= Aalu Anday =

Song by Beygairat Brigade

Aalu Anday ("Potato and eggs") is a satirical rock song by Pakistani group Beygairat Brigade, based in Lahore.

==Satirical message==

The song Aalu Anday challenges censorship and the celebration of violence in Pakistan (particularly from its leaders) with references including:

- Ajmal Qasab, one of the 2008 Mumbai attackers;
- Abdus Salam, a Pakistani Nobel laureate;
- the 'qadri,' the guard who recently killed Salmaan Taseer, the governor of Punjab, for being outspoken against Pakistan's blasphemy laws.

The video, released in October 2011, includes handwritten signs that offer further controversial references, as well as predicting the kind of physical or political retribution the band may expect to suffer as a result of the video's dissemination.

==Reception==

The Economist described the song as "witty, lively, and enjoyable", explaining that the group's name, Beyghairat Brigade, meant "The Dishonour Brigade, and that Aalu Anday is the group's first song.

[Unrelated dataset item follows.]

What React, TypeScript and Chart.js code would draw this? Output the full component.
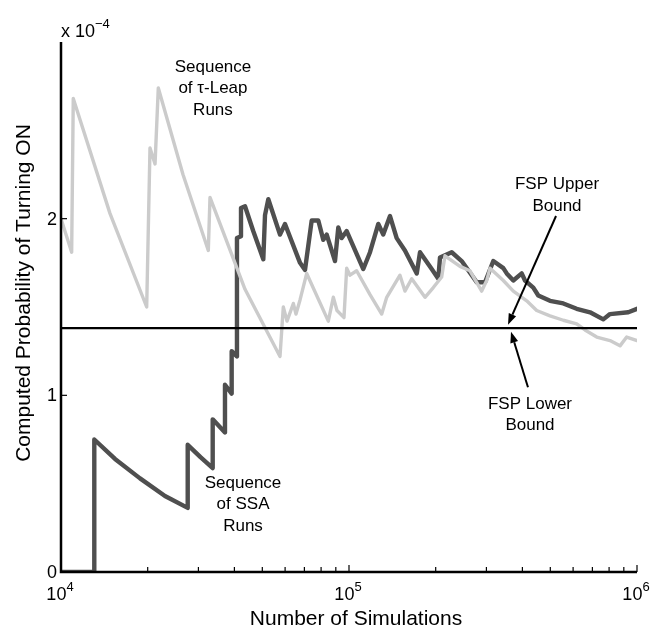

The Economist wrote that "Pakistanis thrilled over a music video, available online, in which young singers poke fun at politicians, army chiefs" and more.

'The New York Times' says the song "takes a tongue-in-cheek swipe at religious extremism, militancy and contradictions in Pakistani society", "as a rare voice of the country’s embattled liberals." It "delivers biting commentary on the current socio-political milieu of the country", and "rues the fact that killers and religious extremists are hailed as heroes in Pakistan".

Indian Express calls the song "a peppy Punjabi number" with satirical lyrics.

== Video==

It was shot in a classroom with three members of the group, and was directed by Farhan Adeel.